WHAT YOU SHOULD DO: Repeat the full listing below verbatim and keep the images out.

----

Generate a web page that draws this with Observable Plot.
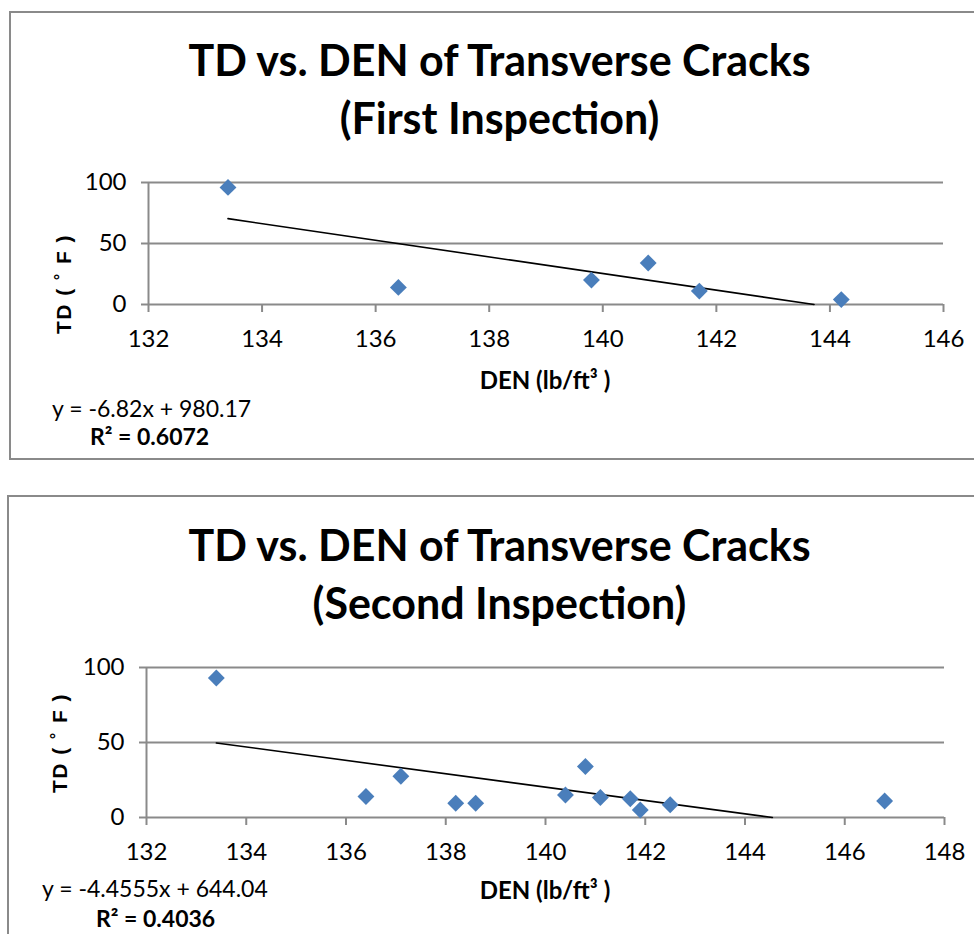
<!DOCTYPE html>
<html><head><meta charset="utf-8">
<script src="https://cdn.jsdelivr.net/npm/d3@7"></script>
<script src="https://cdn.jsdelivr.net/npm/@observablehq/plot@0.6"></script>
<style>
body{margin:0;width:974px;height:934px;position:relative;overflow:hidden;background:#fff;font-family:Lato,"Open Sans",sans-serif;color:#000;}
.panel{position:absolute;border:2px solid #8a8a8a;box-sizing:border-box;background:#fff;}
.title{position:absolute;left:12px;width:975px;text-align:center;font-weight:bold;font-size:43px;line-height:58px;white-space:nowrap;}
.t{position:absolute;white-space:nowrap;line-height:1;}
.plot{position:absolute;left:0;}
</style></head><body>
<div class="panel" style="left:9px;top:11px;width:990px;height:449px"></div>
<div class="panel" style="left:7px;top:495px;width:990px;height:500px"></div>
<script>
// ---- data ----
const titles1 = ["TD vs. DEN of Transverse Cracks", "(First Inspection)"];
const titles2 = ["TD vs. DEN of Transverse Cracks", "(Second Inspection)"];
const xLabel = "DEN (lb/ft³ )";
const yLabel = "TD ( ˚ F )";

const den1 = [133.4, 136.4, 139.8, 140.8, 141.7, 144.2];
const td1  = [96, 14, 20, 34, 11, 4];
const slope1 = -6.82, intercept1 = 980.17;
const eq1 = "y = -6.82x + 980.17";
const r2_1 = "R² = 0.6072";
const xTicks1 = [132, 134, 136, 138, 140, 142, 144, 146];

const den2 = [133.4, 136.4, 137.1, 138.2, 138.6, 140.4, 140.8, 141.1, 141.7, 141.9, 142.5, 146.8];
const td2  = [93, 14, 27.5, 9.5, 9.5, 15, 34, 13.3, 12.5, 5, 8.5, 11];
const slope2 = -4.4555, intercept2 = 644.04;
const eq2 = "y = -4.4555x + 644.04";
const r2_2 = "R² = 0.4036";
const xTicks2 = [132, 134, 136, 138, 140, 142, 144, 146, 148];

const yTicks = [0, 50, 100];

function addText(txt, css){
  const d = document.createElement("div");
  d.className = "t"; d.textContent = txt; d.style.cssText += css;
  document.body.appendChild(d); return d;
}
function addTitle(lines, top){
  const d = document.createElement("div");
  d.className = "title"; d.style.top = top + "px";
  lines.forEach(l => { const e = document.createElement("div"); e.textContent = l; d.appendChild(e); });
  document.body.appendChild(d);
}

function chart({den, td, slope, intercept, xTicks, top, ml, mr, mt, plotH, h}){
  const data = den.map((d, i) => ({den: d, td: td[i]}));
  const x0 = d3.min(den), xEnd = -intercept / slope;
  const trend = [x0, xEnd].map(x => ({den: x, td: slope * x + intercept}));
  const p = Plot.plot({
    width: 974, height: h,
    marginLeft: ml, marginRight: mr, marginTop: mt, marginBottom: h - mt - plotH,
    style: {fontFamily: "Lato, sans-serif", background: "transparent", overflow: "visible"},
    x: {domain: [xTicks[0], xTicks[xTicks.length - 1]]},
    y: {domain: [0, 100]},
    marks: [
      Plot.ruleY(yTicks, {stroke: "#8a8a8a", strokeWidth: 2}),
      Plot.ruleX([xTicks[0]], {stroke: "#8a8a8a", strokeWidth: 2}),
      Plot.axisX({ticks: xTicks, tickSize: 8, tickPadding: 17, stroke: "#8a8a8a", strokeWidth: 2, color: "black", fontSize: 24, label: null}),
      Plot.axisY({ticks: yTicks, tickSize: 7, tickPadding: 15, stroke: "#8a8a8a", strokeWidth: 2, color: "black", fontSize: 24, label: null}),
      Plot.line(trend, {x: "den", y: "td", stroke: "black", strokeWidth: 1.6}),
      Plot.dot(data, {x: "den", y: "td", symbol: "diamond2", r: 7.6, fill: "#4a7ebb", stroke: "none"})
    ]
  });
  p.classList.add("plot");
  p.style.top = top + "px";
  document.body.appendChild(p);
}

addTitle(titles1, 31);
chart({den: den1, td: td1, slope: slope1, intercept: intercept1, xTicks: xTicks1, top: 150, ml: 148, mr: 31, mt: 32, plotH: 122, h: 260});
addText(xLabel, "left:545px;top:380px;transform:translate(-50%,-50%);font-weight:bold;font-size:24px;");
addText(yLabel, "left:63px;top:284px;transform:translate(-50%,-50%) rotate(-90deg);font-weight:bold;font-size:21px;letter-spacing:1.5px;font-family:'Liberation Sans',sans-serif;");
addText(eq1, "left:52px;top:408px;transform:translateY(-50%);font-size:23px;");
addText(r2_1, "left:90px;top:436px;transform:translateY(-50%);font-size:23px;font-weight:bold;");

addTitle(titles2, 516);
chart({den: den2, td: td2, slope: slope2, intercept: intercept2, xTicks: xTicks2, top: 630, ml: 146, mr: 30, mt: 37, plotH: 150, h: 260});
addText(xLabel, "left:545px;top:890px;transform:translate(-50%,-50%);font-weight:bold;font-size:24px;");
addText(yLabel, "left:59px;top:743px;transform:translate(-50%,-50%) rotate(-90deg);font-weight:bold;font-size:21px;letter-spacing:1.5px;font-family:'Liberation Sans',sans-serif;");
addText(eq2, "left:42px;top:888px;transform:translateY(-50%);font-size:23px;");
addText(r2_2, "left:96px;top:918px;transform:translateY(-50%);font-size:23px;font-weight:bold;");
</script>
</body></html>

----

EXERCISE RESPONSE:
Generate a web page that draws this with Observable Plot.
<!DOCTYPE html>
<html><head><meta charset="utf-8">
<script src="https://cdn.jsdelivr.net/npm/d3@7"></script>
<script src="https://cdn.jsdelivr.net/npm/@observablehq/plot@0.6"></script>
<style>
body{margin:0;width:974px;height:934px;position:relative;overflow:hidden;background:#fff;font-family:Lato,"Open Sans",sans-serif;color:#000;}
.panel{position:absolute;border:2px solid #8a8a8a;box-sizing:border-box;background:#fff;}
.title{position:absolute;left:12px;width:975px;text-align:center;font-weight:bold;font-size:43px;line-height:58px;white-space:nowrap;}
.t{position:absolute;white-space:nowrap;line-height:1;}
.plot{position:absolute;left:0;}
</style></head><body>
<div class="panel" style="left:9px;top:11px;width:990px;height:449px"></div>
<div class="panel" style="left:7px;top:495px;width:990px;height:500px"></div>
<script>
// ---- data ----
const titles1 = ["TD vs. DEN of Transverse Cracks", "(First Inspection)"];
const titles2 = ["TD vs. DEN of Transverse Cracks", "(Second Inspection)"];
const xLabel = "DEN (lb/ft³ )";
const yLabel = "TD ( ˚ F )";

const den1 = [133.4, 136.4, 139.8, 140.8, 141.7, 144.2];
const td1  = [96, 14, 20, 34, 11, 4];
const slope1 = -6.82, intercept1 = 980.17;
const eq1 = "y = -6.82x + 980.17";
const r2_1 = "R² = 0.6072";
const xTicks1 = [132, 134, 136, 138, 140, 142, 144, 146];

const den2 = [133.4, 136.4, 137.1, 138.2, 138.6, 140.4, 140.8, 141.1, 141.7, 141.9, 142.5, 146.8];
const td2  = [93, 14, 27.5, 9.5, 9.5, 15, 34, 13.3, 12.5, 5, 8.5, 11];
const slope2 = -4.4555, intercept2 = 644.04;
const eq2 = "y = -4.4555x + 644.04";
const r2_2 = "R² = 0.4036";
const xTicks2 = [132, 134, 136, 138, 140, 142, 144, 146, 148];

const yTicks = [0, 50, 100];

function addText(txt, css){
  const d = document.createElement("div");
  d.className = "t"; d.textContent = txt; d.style.cssText += css;
  document.body.appendChild(d); return d;
}
function addTitle(lines, top){
  const d = document.createElement("div");
  d.className = "title"; d.style.top = top + "px";
  lines.forEach(l => { const e = document.createElement("div"); e.textContent = l; d.appendChild(e); });
  document.body.appendChild(d);
}

function chart({den, td, slope, intercept, xTicks, top, ml, mr, mt, plotH, h}){
  const data = den.map((d, i) => ({den: d, td: td[i]}));
  const x0 = d3.min(den), xEnd = -intercept / slope;
  const trend = [x0, xEnd].map(x => ({den: x, td: slope * x + intercept}));
  const p = Plot.plot({
    width: 974, height: h,
    marginLeft: ml, marginRight: mr, marginTop: mt, marginBottom: h - mt - plotH,
    style: {fontFamily: "Lato, sans-serif", background: "transparent", overflow: "visible"},
    x: {domain: [xTicks[0], xTicks[xTicks.length - 1]]},
    y: {domain: [0, 100]},
    marks: [
      Plot.ruleY(yTicks, {stroke: "#8a8a8a", strokeWidth: 2}),
      Plot.ruleX([xTicks[0]], {stroke: "#8a8a8a", strokeWidth: 2}),
      Plot.axisX({ticks: xTicks, tickSize: 8, tickPadding: 17, stroke: "#8a8a8a", strokeWidth: 2, color: "black", fontSize: 24, label: null}),
      Plot.axisY({ticks: yTicks, tickSize: 7, tickPadding: 15, stroke: "#8a8a8a", strokeWidth: 2, color: "black", fontSize: 24, label: null}),
      Plot.line(trend, {x: "den", y: "td", stroke: "black", strokeWidth: 1.6}),
      Plot.dot(data, {x: "den", y: "td", symbol: "diamond2", r: 7.6, fill: "#4a7ebb", stroke: "none"})
    ]
  });
  p.classList.add("plot");
  p.style.top = top + "px";
  document.body.appendChild(p);
}

addTitle(titles1, 31);
chart({den: den1, td: td1, slope: slope1, intercept: intercept1, xTicks: xTicks1, top: 150, ml: 148, mr: 31, mt: 32, plotH: 122, h: 260});
addText(xLabel, "left:545px;top:380px;transform:translate(-50%,-50%);font-weight:bold;font-size:24px;");
addText(yLabel, "left:63px;top:284px;transform:translate(-50%,-50%) rotate(-90deg);font-weight:bold;font-size:21px;letter-spacing:1.5px;font-family:'Liberation Sans',sans-serif;");
addText(eq1, "left:52px;top:408px;transform:translateY(-50%);font-size:23px;");
addText(r2_1, "left:90px;top:436px;transform:translateY(-50%);font-size:23px;font-weight:bold;");

addTitle(titles2, 516);
chart({den: den2, td: td2, slope: slope2, intercept: intercept2, xTicks: xTicks2, top: 630, ml: 146, mr: 30, mt: 37, plotH: 150, h: 260});
addText(xLabel, "left:545px;top:890px;transform:translate(-50%,-50%);font-weight:bold;font-size:24px;");
addText(yLabel, "left:59px;top:743px;transform:translate(-50%,-50%) rotate(-90deg);font-weight:bold;font-size:21px;letter-spacing:1.5px;font-family:'Liberation Sans',sans-serif;");
addText(eq2, "left:42px;top:888px;transform:translateY(-50%);font-size:23px;");
addText(r2_2, "left:96px;top:918px;transform:translateY(-50%);font-size:23px;font-weight:bold;");
</script>
</body></html>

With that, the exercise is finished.